In arguing for the bill not to be proceeded with, GHRA called it insulting to Guyanese taxpayers of the current generation “to shoulder the burden of excessive pension for people who have so curtailed this generation’s life chances.”
It added that there is no justification for the bill beyond “cronyism” and noted that to date Green has “never apologized for the humiliation, hardship and violence to which the Guyanese people were subjected during his harrowing term of office.” It said that had late President Cheddi Jagan in 1992 “not ‘drawn a veil’ over the past in the interests of social peace, Mr. Green might have found himself facing the courts.”
It further said that a personalized bill to reward Green for a “lifetime of politics marked by incompetence and divisiveness” is provocative in the context of the current administration’s anti-corruption campaign. “The Guyanese Parliament is still to distinguish itself for the quality of its contribution to public life. If the Bill under discussion is entertained, its reputation would be further eroded by the ridicule it would justly attract,” it said.
The GHRA also argued that the notion, reflected by the bill, that former presidents and senior politicians “deserve to be treated as ‘Princes of the City’ with excessive pensions, and benefits reinforces rather than undermines the repugnant notion that the purpose of politics is to enrich politicians.”
Stabroek News was unable to secure a comment from either Minister of Finance Jordan or APNU+AFC Chief Whip Amna Ally on the bill.
However, the bill has already drawn the criticism of the opposition People’s Progressive Party/Civic (PPP/C), with former Attorney General Anil Nandlall describing it as the “greatest act of hypocrisy in modern day politics.”
“It is completely unnecessary; an utter waste of taxpayers’ money and hypocritical of a coalition which promised clean and lean government with no cronyism,” Nandlall told Stabroek News last week.
He argued that Green demitted office an entire generation ago, before most of those now paying taxes in Guyana were born, so it is unfair to now ask that his pension be financed by their taxes at this late stage.

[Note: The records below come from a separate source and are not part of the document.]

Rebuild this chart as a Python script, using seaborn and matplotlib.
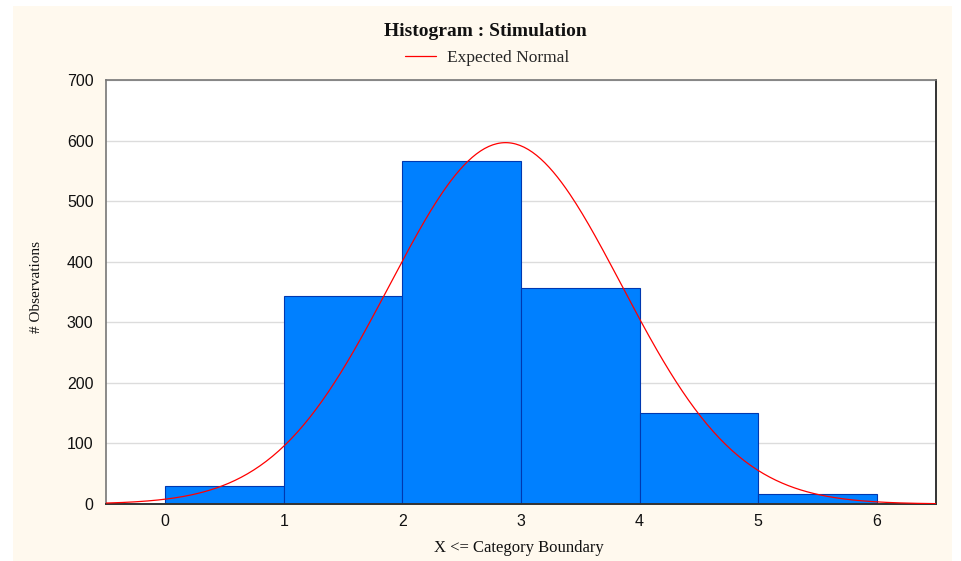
import numpy as np
import pandas as pd
import matplotlib
matplotlib.use("Agg")
import matplotlib.pyplot as plt
import seaborn as sns
from matplotlib.patches import Rectangle
from matplotlib.lines import Line2D

# ---- data ----
bin_edges = [0, 1, 2, 3, 4, 5, 6]
bin_left = [0, 1, 2, 3, 4, 5]
counts = [29, 343, 566, 356, 151, 16]
x_ticks = [0, 1, 2, 3, 4, 5, 6]
y_ticks = [0, 100, 200, 300, 400, 500, 600, 700]
# expected normal parameters (fitted): mean, std dev, N, bin width
norm_mean = 2.87
norm_sd = 0.977
norm_n = sum(counts)
bin_width = 1.0

sns.set_theme(style="white")
serif = ["Liberation Serif", "DejaVu Serif"]
sans = ["Liberation Sans", "DejaVu Sans"]

fig = plt.figure(figsize=(9.61, 5.61), dpi=100, facecolor="white")
# cream panel
fig.patches.append(Rectangle((13 / 961, 0), (952 - 13) / 961, 1 - 6 / 561,
                             transform=fig.transFigure, facecolor="#FFF9EE",
                             edgecolor="none", zorder=-10))

ax = fig.add_axes([106 / 961, 1 - 504 / 561, (936 - 106) / 961, (504 - 80) / 561])
ax.set_facecolor("white")

df = pd.DataFrame({"x": bin_left, "count": counts})
sns.histplot(data=df, x="x", weights="count", bins=bin_edges, ax=ax,
             color="#0080FF", alpha=1.0, edgecolor="#0038B0", linewidth=0.8,
             zorder=2)

xs = np.linspace(-0.5, 6.5, 400)
ys = norm_n * bin_width / (norm_sd * np.sqrt(2 * np.pi)) * np.exp(-0.5 * ((xs - norm_mean) / norm_sd) ** 2)
sns.lineplot(x=xs, y=ys, ax=ax, color="#FF0000", linewidth=0.9, zorder=3)

ax.set_xlim(-0.5, 6.5)
ax.set_ylim(0, 700)
ax.set_xticks(x_ticks)
ax.set_yticks(y_ticks)
ax.set_xticklabels([str(v) for v in x_ticks], family=sans, fontsize=11.5, color="#111111")
ax.set_yticklabels([str(v) for v in y_ticks], family=sans, fontsize=11.5, color="#111111")
ax.tick_params(axis="both", length=0)
ax.tick_params(axis="y", pad=9)
ax.tick_params(axis="x", pad=7)
ax.yaxis.grid(True, color="#DCDCDC", linewidth=1.0, zorder=0)
ax.xaxis.grid(False)
ax.set_axisbelow(True)

for side in ["left", "top"]:
    ax.spines[side].set_color("#777777")
    ax.spines[side].set_linewidth(1.2)
for side in ["right", "bottom"]:
    ax.spines[side].set_color("#333333")
    ax.spines[side].set_linewidth(1.4)

ax.set_xlabel("X <= Category Boundary", family=serif, fontsize=12, color="#111111")
ax.xaxis.set_label_coords((519 - 106) / 830, -(548 - 504) / 424)
ax.xaxis.label.set_va("center")
ax.set_ylabel("# Observations", family=serif, fontsize=11, color="#111111")
ax.yaxis.set_label_coords((37 - 106) / 830, (504 - 287) / 424)
ax.yaxis.label.set_va("center")

fig.text(485 / 961, 1 - 31 / 561, "Histogram : Stimulation", family=serif,
         fontsize=14, fontweight="bold", ha="center", va="center", color="#111111")
handle = Line2D([0], [0], color="#FF0000", linewidth=0.9)
fig.legend([handle], ["Expected Normal"], loc="center", bbox_to_anchor=(487 / 961, 1 - 58 / 561),
           frameon=False, prop={"family": serif, "size": 12.5}, handlelength=1.8,
           handletextpad=0.6)

fig.savefig("out.png", dpi=100, facecolor="white")
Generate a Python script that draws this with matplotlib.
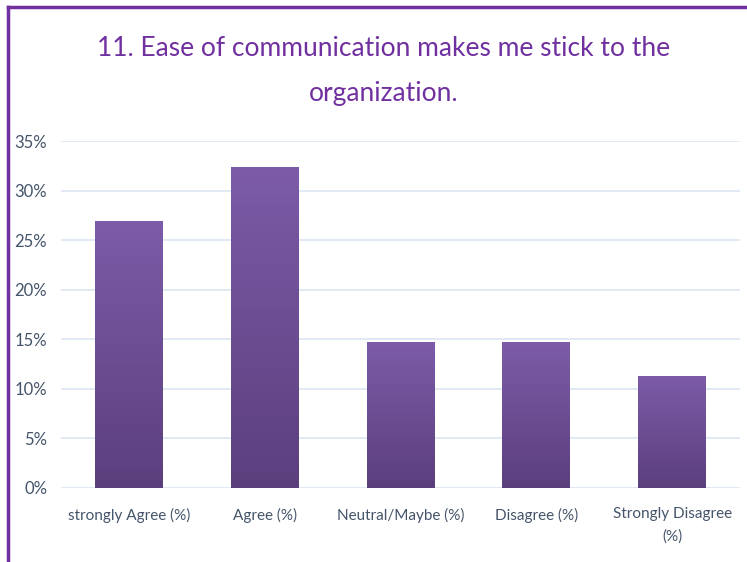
import matplotlib.pyplot as plt
import numpy as np
from matplotlib.lines import Line2D

categories = ["strongly Agree (%)", "Agree (%)", "Neutral/Maybe (%)",
              "Disagree (%)", "Strongly Disagree\n(%)"]
values = [26.9, 32.4, 14.7, 14.7, 11.3]
yticks = [0, 5, 10, 15, 20, 25, 30, 35]

title_color = "#7030A0"
label_color = "#44546A"
grid_color = "#DCE6F2"
top_color = np.array([0x7D, 0x5B, 0xA8]) / 255
bottom_color = np.array([0x5B, 0x3F, 0x7D]) / 255

plt.rcParams["font.family"] = ["Lato", "DejaVu Sans"]

fig = plt.figure(figsize=(7.47, 5.62), dpi=100)
ax = fig.add_axes([61 / 747, 1 - 488 / 562, 679 / 747, 347 / 562])

x = np.arange(len(categories))
bars = ax.bar(x, values, width=0.5, color="none", edgecolor="none", zorder=3)

# vertical gradient inside each bar
grad = np.linspace(0, 1, 256)[:, None, None]
img = bottom_color * (1 - grad) + top_color * grad
for b in bars:
    x0, w, h = b.get_x(), b.get_width(), b.get_height()
    im = ax.imshow(img, extent=[x0, x0 + w, 0, h], origin="lower",
                   aspect="auto", zorder=3, interpolation="bilinear")
    im.set_clip_path(b)

ax.set_xlim(-0.5, len(categories) - 0.5)
ax.set_ylim(0, 35)
ax.set_yticks(yticks)
ax.set_yticklabels([f"{t}%" for t in yticks], fontsize=12)
ax.set_xticks(x)
ax.set_xticklabels(categories, fontsize=11, linespacing=1.7)
ax.grid(axis="y", color=grid_color, linewidth=1.2, zorder=0)
ax.set_axisbelow(True)
for s in ax.spines.values():
    s.set_visible(False)
ax.tick_params(length=0, colors=label_color)
ax.tick_params(axis="x", pad=14)
ax.tick_params(axis="y", pad=10)

fig.text(384 / 747, 1 - 48 / 562, "11. Ease of communication makes me stick to the",
         ha="center", va="center", color=title_color, fontsize=19)
fig.text(384 / 747, 1 - 93 / 562, "organization.",
         ha="center", va="center", color=title_color, fontsize=19)

# purple frame on the left and top edges
fig.add_artist(Line2D([8 / 747, 8 / 747], [0, 1 - 7 / 562],
                      color="#7030A0", linewidth=2.5, transform=fig.transFigure))
fig.add_artist(Line2D([8 / 747, 1], [1 - 7 / 562, 1 - 7 / 562],
                      color="#7030A0", linewidth=2.5, transform=fig.transFigure))

fig.savefig("out.png", dpi=100)
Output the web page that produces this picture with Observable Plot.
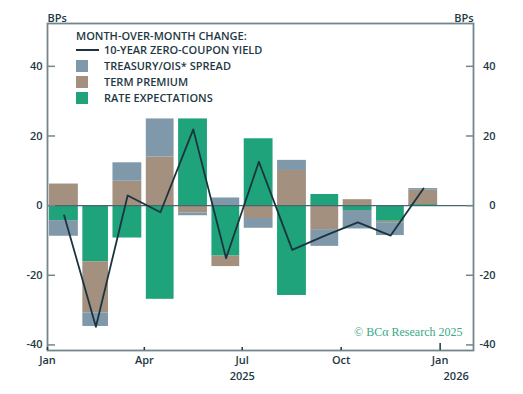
<!DOCTYPE html>
<html>
<head>
<meta charset="utf-8">
<script src="https://cdn.jsdelivr.net/npm/d3@7"></script>
<script src="https://cdn.jsdelivr.net/npm/@observablehq/plot@0.6"></script>
<style>
  html, body { margin: 0; padding: 0; background: #fff; }
  #wrap { position: relative; width: 523px; height: 394px; font-family: "Open Sans", sans-serif; }
  .leg { position: absolute; font: 600 11px "Open Sans", sans-serif; color: #1e3944; white-space: nowrap; line-height: 14px; }
  .sw { position: absolute; width: 12px; height: 12px; }
  .ln { position: absolute; width: 23px; height: 0; border-top: 2px solid #1b3440; }
</style>
</head>
<body>
<div id="wrap"></div>
<script>
// ---- data (basis points, month-over-month change) ----
const months = ["2025-01","2025-02","2025-03","2025-04","2025-05","2025-06","2025-07","2025-08","2025-09","2025-10","2025-11","2025-12"];
const rateExpectations = [-4.3, -16.1, -9.3, -26.9, 24.9, -14.5, 19.2, -25.8, 3.2, -1.4, -4.5, 0.3];
const termPremium      = [6.2, -14.7, 7.0, 14.0, -2.1, -3.0, -3.7, 10.1, -6.9, 1.7, -0.4, 4.1];
const tsySpread        = [-4.5, -3.9, 5.3, 10.9, -0.8, 2.2, -2.8, 2.9, -4.8, -5.3, -3.7, 0.5];
const zeroCouponYield  = [-2.8, -34.8, 2.9, -1.9, 21.9, -15.1, 12.6, -12.7, -8.6, -4.8, -8.6, 4.9];

const seriesNames = ["RATE EXPECTATIONS", "TERM PREMIUM", "TREASURY/OIS* SPREAD"];
const seriesColors = ["#1fa37a", "#a3907f", "#7f99ab"];
const lineName = "10-YEAR ZERO-COUPON YIELD";
const legendTitle = "MONTH-OVER-MONTH CHANGE:";
const yTicks = [-40, -20, 0, 20, 40];
const xTickDates = ["2025-01","2025-04","2025-07","2025-10","2026-01"];
const xTickLabels = ["Jan","Apr","Jul","Oct","Jan"];
const yearLabels = [{date: "2025-07", label: "2025"}, {date: "2026-01", label: "2026"}];
const unitLabel = "BPs";
const credit = "© BCα Research 2025";

// ---- build tables ----
const parse = s => new Date(s + "-01T00:00:00Z");
const seriesValues = [rateExpectations, termPremium, tsySpread];
const bars = [];
months.forEach((m, i) => {
  seriesNames.forEach((s, k) => bars.push({date: parse(m), series: s, value: seriesValues[k][i]}));
});
const linePts = months.map((m, i) => ({date: parse(m), value: zeroCouponYield[i]}));
const midMonth = d => new Date(+d + (d3.utcMonth.offset(d, 1) - d) / 2);
const tickDates = xTickDates.map(parse);
const labelOf = new Map(tickDates.map((d, i) => [+d, xTickLabels[i]]));
const textColor = "#1e3944";
const fmt = d => (d < 0 ? "-" + Math.abs(d) : String(d));

const chart = Plot.plot({
  width: 523,
  height: 394,
  marginLeft: 47,
  marginRight: 50,
  marginTop: 23,
  marginBottom: 44,
  style: {fontFamily: "'Open Sans', sans-serif", fontSize: "11px", fontWeight: 600, color: textColor, background: "#fff"},
  x: {type: "utc", domain: [parse("2025-01"), parse("2026-02")], axis: null},
  y: {domain: [-41.6, 52.3], axis: null},
  color: {domain: seriesNames, range: seriesColors},
  marks: [
    Plot.rectY(bars, {x: "date", y: "value", fill: "series", interval: "month", insetLeft: 2, insetRight: 2.5}),
    Plot.ruleY([0], {stroke: "#4a6470", strokeWidth: 1.2}),
    Plot.line(linePts, {x: d => midMonth(d.date), y: "value", stroke: "#1b3440", strokeWidth: 1.8}),
    Plot.frame({stroke: "#74868c", strokeWidth: 1.8}),
    Plot.axisY(yTicks, {anchor: "left", label: null, tickSize: -8, tickPadding: 13, tickFormat: fmt, stroke: "#74868c", strokeWidth: 1.5, fill: textColor}),
    Plot.axisY(yTicks, {anchor: "right", label: null, tickSize: -8, tickPadding: 30, textAnchor: "end", tickFormat: fmt, stroke: "#74868c", strokeWidth: 1.5, fill: textColor}),
    Plot.axisX(tickDates.slice(0, 4), {anchor: "bottom", label: null, tickSize: -3, tickPadding: 9, tickFormat: d => labelOf.get(+d), stroke: "#1e3944", strokeWidth: 1.5, fill: textColor}),
    Plot.axisX(tickDates.slice(4), {anchor: "bottom", label: null, tickSize: -7, tickPadding: 13, tickFormat: d => labelOf.get(+d), stroke: "#1e3944", strokeWidth: 1.5, fill: textColor}),
    Plot.text(yearLabels.slice(0, 1), {x: d => parse(d.date), text: "label", frameAnchor: "bottom", dy: 29, fill: textColor}),
    Plot.text(yearLabels.slice(1), {x: d => parse(d.date), text: "label", frameAnchor: "bottom", dy: 29, dx: 16, fill: textColor}),
    Plot.text([unitLabel], {text: d => d, frameAnchor: "top-left", textAnchor: "start", dy: -9, fill: textColor}),
    Plot.text([unitLabel], {text: d => d, frameAnchor: "top-right", textAnchor: "end", dy: -9, fill: textColor}),
    Plot.text([credit], {text: d => d, frameAnchor: "bottom-right", textAnchor: "end", dx: -11, dy: -15, fill: "#3aa985", fontFamily: "'Liberation Serif', serif", fontWeight: 400, fontSize: 12})
  ]
});

const wrap = document.getElementById("wrap");
wrap.appendChild(chart);

// ---- legend (inside the plot area, top-left) ----
const leg = (html, cls, left, top, extra) => {
  const el = document.createElement("div");
  el.className = cls;
  el.style.left = left + "px";
  el.style.top = top + "px";
  if (extra) Object.assign(el.style, extra);
  if (html != null) el.textContent = html;
  wrap.appendChild(el);
};
leg(legendTitle, "leg", 76, 29);
leg(null, "ln", 76, 49);
leg(lineName, "leg", 104, 43);
const legendOrder = [2, 1, 0];
legendOrder.forEach((k, i) => {
  const cy = 66 + i * 16;
  leg(null, "sw", 76, cy - 6, {background: seriesColors[k]});
  leg(seriesNames[k], "leg", 104, cy - 7);
});
</script>
</body>
</html>
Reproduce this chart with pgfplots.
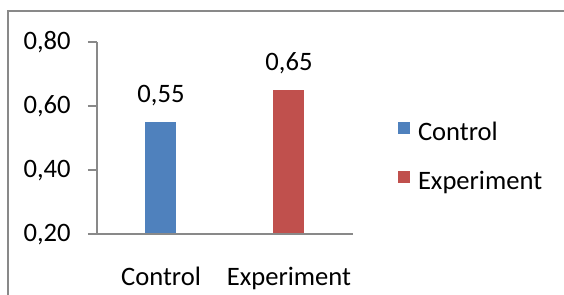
\documentclass[border=0pt]{standalone}
\usepackage{pgfplots}
\pgfplotsset{compat=1.18}
\usepackage{fontspec}
\setmainfont{Carlito}
\definecolor{ctrl}{HTML}{4F81BD}
\definecolor{expc}{HTML}{C0504D}
\definecolor{axgray}{HTML}{898989}
\begin{document}
\fontsize{13.3}{16}\selectfont
\begin{tikzpicture}
\path[use as bounding box] (0,0) rectangle (282pt,147.5pt);
\draw[axgray, line width=1pt] (4pt,0) -- (4pt,141.75pt) -- (282pt,141.75pt);
\begin{axis}[
  at={(48.5pt,30.25pt)}, anchor=south west,
  scale only axis, width=128pt, height=96pt,
  xmin=-0.5, xmax=1.5, ymin=0.2, ymax=0.8,
  /pgf/number format/assume math mode=true,
  axis lines=left,
  axis line style={-, axgray, line width=1pt},
  axis on top,
  xtick={0,1}, xticklabels={Control,Experiment},
  x tick style={draw=none},
  major x tick style={draw=none},
  xticklabel style={anchor=base, yshift=-21pt, inner sep=0pt},
  ytick={0.2,0.4,0.6,0.8},
  tick align=outside,
  y tick style={axgray, line width=1pt},
  major tick length=4.5pt,
  yticklabel style={anchor=base east, inner sep=0pt, xshift=-8.5pt, yshift=-3.6pt,
    /pgf/number format/.cd, fixed, fixed zerofill, precision=2, use comma},
  ybar, bar width=15.5pt, bar shift=0pt,
  nodes near coords,
  nodes near coords style={anchor=base, yshift=9.75pt, inner sep=0pt,
    /pgf/number format/.cd, fixed, fixed zerofill, precision=2, use comma},
  legend cell align=left,
  legend style={at={(1.1758,0.586)}, anchor=north west, draw=none, fill=none,
    inner sep=0pt, outer sep=0pt, row sep=12pt, column sep=4pt,
    nodes={inner sep=0pt, text height=9pt, text depth=3pt}},
  legend image code/.code={\fill[#1] (0pt,0.3pt) rectangle (6pt,6.3pt);},
]
\addplot[fill=ctrl, draw=none] coordinates {(0,0.55)};
\addlegendentry{Control}
\addplot[fill=expc, draw=none] coordinates {(1,0.65)};
\addlegendentry{Experiment}
\end{axis}
\end{tikzpicture}
\end{document}
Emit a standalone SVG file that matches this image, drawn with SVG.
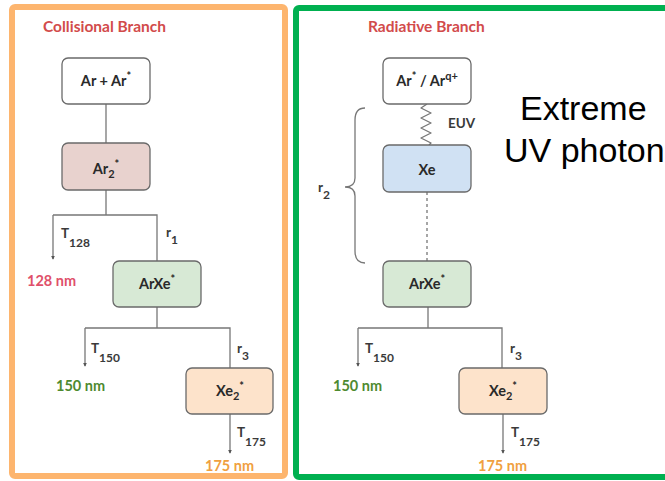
<svg xmlns="http://www.w3.org/2000/svg" width="665" height="481" viewBox="0 0 665 481">
<style>
.frame{fill:none;stroke-width:6}
.box{stroke:#6a6a6a;stroke-width:1.3}
.bt{font-family:Lato,"Liberation Sans",sans-serif;font-weight:bold;font-size:14.5px;fill:#2a2a2a;text-anchor:middle}
.lbl{font-family:Lato,"Liberation Sans",sans-serif;font-weight:bold;font-size:13.5px;fill:#3a3a3a}
.sub{font-size:12px}
.sup{font-size:11px}
.title{font-family:Lato,"Liberation Sans",sans-serif;font-weight:bold;font-size:15.5px;fill:#d24b4b}
.nm{font-family:Lato,"Liberation Sans",sans-serif;font-weight:bold;font-size:14.5px}
.ln{stroke:#777;stroke-width:1.3;fill:none}
.arr{marker-end:url(#ah)}
.big{font-family:"Liberation Sans",Arial,sans-serif;font-size:34px;fill:#000}
</style>
<defs>
<marker id="ah" viewBox="0 0 6 6" refX="5" refY="3" markerWidth="4" markerHeight="4" orient="auto" markerUnits="userSpaceOnUse">
<path d="M0,0 L6,3 L0,6 z" fill="#555"/>
</marker>
</defs>
<rect width="665" height="481" fill="#fff"/>
<rect class="frame" x="12" y="7" width="273" height="469" rx="3" stroke="#fdb56e"/>
<rect class="frame" x="296" y="8" width="400" height="469" rx="3" stroke="#00b050"/>

<text class="title" x="43" y="32">Collisional Branch</text>
<text class="title" x="368" y="32">Radiative Branch</text>

<g id="connectors">
<path class="ln" d="M106,104 V143"/>
<path class="ln" d="M106,190 V215 M53,215 H157 V261"/>
<path class="ln arr" d="M53,215 V259"/>
<path class="ln" d="M157,307 V328 M85,328 H230 V368"/>
<path class="ln arr" d="M85,328 V366"/>
<path class="ln arr" d="M230,414 V453"/>
<path class="ln" stroke-linejoin="round" d="M427,104 L421,108 L431,113 L421,118 L431,123 L421,128 L431,133 L421,138 L431,143 L429,145"/>
<path class="ln" stroke-dasharray="3,3" d="M427,192 V261"/>
<path class="ln" d="M365,108 Q355,108 355,120 L355,178 Q355,187 345,187 Q355,187 355,196 L355,251 Q355,263 365,263"/>
<path class="ln" d="M428,307 V328 M358,328 H502 V368"/>
<path class="ln arr" d="M358,328 V366"/>
<path class="ln arr" d="M503,414 V453"/>
</g>

<g id="n_ar_ar">
<rect class="box" x="62" y="58" width="88" height="46" rx="6" fill="#fff"/>
<text class="bt" x="106" y="86">Ar + Ar<tspan class="sup" dy="-6">*</tspan></text>
</g>
<g id="n_ar2">
<rect class="box" x="62" y="143" width="88" height="47" rx="6" fill="#e8d2ce"/>
<text class="bt" x="106" y="174">Ar<tspan class="sup" dy="4">2</tspan><tspan class="sup" dy="-10">*</tspan></text>
</g>
<g id="n_arxe_c">
<rect class="box" x="113" y="261" width="88" height="46" rx="6" fill="#d7e9d5"/>
<text class="bt" x="157" y="289">ArXe<tspan class="sup" dy="-6">*</tspan></text>
</g>
<g id="n_xe2_c">
<rect class="box" x="186" y="368" width="87" height="46" rx="6" fill="#fde3cb"/>
<text class="bt" x="230" y="396">Xe<tspan class="sup" dy="4">2</tspan><tspan class="sup" dy="-10">*</tspan></text>
</g>

<g id="n_ar_arq">
<rect class="box" x="383" y="58" width="88" height="46" rx="6" fill="#fff"/>
<text class="bt" x="427" y="86">Ar<tspan class="sup" dy="-6">*</tspan><tspan dy="6"> / Ar</tspan><tspan class="sup" dy="-6">q+</tspan></text>
</g>
<g id="n_xe">
<rect class="box" x="383" y="145" width="88" height="47" rx="6" fill="#d0e1f3"/>
<text class="bt" x="427" y="175">Xe</text>
</g>
<g id="n_arxe_r">
<rect class="box" x="383" y="261" width="88" height="46" rx="6" fill="#d7e9d5"/>
<text class="bt" x="427" y="289">ArXe<tspan class="sup" dy="-6">*</tspan></text>
</g>
<g id="n_xe2_r">
<rect class="box" x="459" y="368" width="88" height="46" rx="6" fill="#fde3cb"/>
<text class="bt" x="503" y="396">Xe<tspan class="sup" dy="4">2</tspan><tspan class="sup" dy="-10">*</tspan></text>
</g>

<g id="labels">
<text class="lbl" x="61" y="238">T<tspan class="sub" dy="9">128</tspan></text>
<text class="lbl" x="166" y="237">r<tspan class="sub" dy="7">1</tspan></text>
<text class="nm" x="27" y="286" fill="#e0506a">128 nm</text>
<text class="lbl" x="91" y="353">T<tspan class="sub" dy="9">150</tspan></text>
<text class="lbl" x="237" y="353">r<tspan class="sub" dy="7">3</tspan></text>
<text class="nm" x="56" y="391" fill="#4e8a30">150 nm</text>
<text class="lbl" x="237" y="437">T<tspan class="sub" dy="9">175</tspan></text>
<text class="nm" x="205" y="471" fill="#f0a040">175 nm</text>

<text class="lbl" x="448" y="128">EUV</text>
<text class="lbl" x="318" y="192">r<tspan class="sub" dy="7">2</tspan></text>
<text class="lbl" x="365" y="353">T<tspan class="sub" dy="9">150</tspan></text>
<text class="lbl" x="510" y="353">r<tspan class="sub" dy="7">3</tspan></text>
<text class="nm" x="333" y="391" fill="#4e8a30">150 nm</text>
<text class="lbl" x="511" y="437">T<tspan class="sub" dy="9">175</tspan></text>
<text class="nm" x="478" y="471" fill="#f0a040">175 nm</text>
</g>

<text class="big" x="520" y="120">Extreme</text>
<text class="big" x="504" y="162">UV photon</text>
</svg>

WPA member Tacuma Ogunseye, in a letter to the editor of this newspaper, said that Green should not be singled out for treatment and that the bill should be in the name of former prime ministers.
“This recklessness gives the opposition PPP/C the ammunition they need to continue their relentless attacks on the APNU+AFC government. I can’t
understand why the cabinet would make such a controversial decision, particularly in light of its failure to reach an amicable agreement with the public servants and their representatives,” he wrote.
However, Green has welcomed the bill as “timely, just, fair, and in order,” while noting that he has been living skimpily on the largesse of his wife and children.
Asked about benefits he receives as a former mayor, Green said that the stipend was “nothing to brag about,” while noting that it was some $30,000 to $40,000. “If it wasn’t for my wife and children, where would I be? I am not ashamed to say it: I have been able to maintain a certain level of living thanks to them,” he told Stabroek News.
He did, however, noted that the bill should not have been made specific to him but all Prime Ministers, while pointing out that when the PPP/C enacted the legislation on the benefits for former presidents, it did not include the Prime Minister. “I don’t know why but probably because there was [former Prime Minister] Sam Hinds that would have served as president himself and would have benefitted from the president’s benefits anyhow. Only PPP members benefit from that bill, you have [former President Bharrat] Jagdeo, Hinds and [former President Donald] Ramotar,” he told Stabroek News.
Green is of the view that every former Prime Minister should get the benefits, in keeping with the global practices, to enjoy a level of comfort that they had while in the post. He also said that benefits for former ministers and parliamentarians should also be addressed.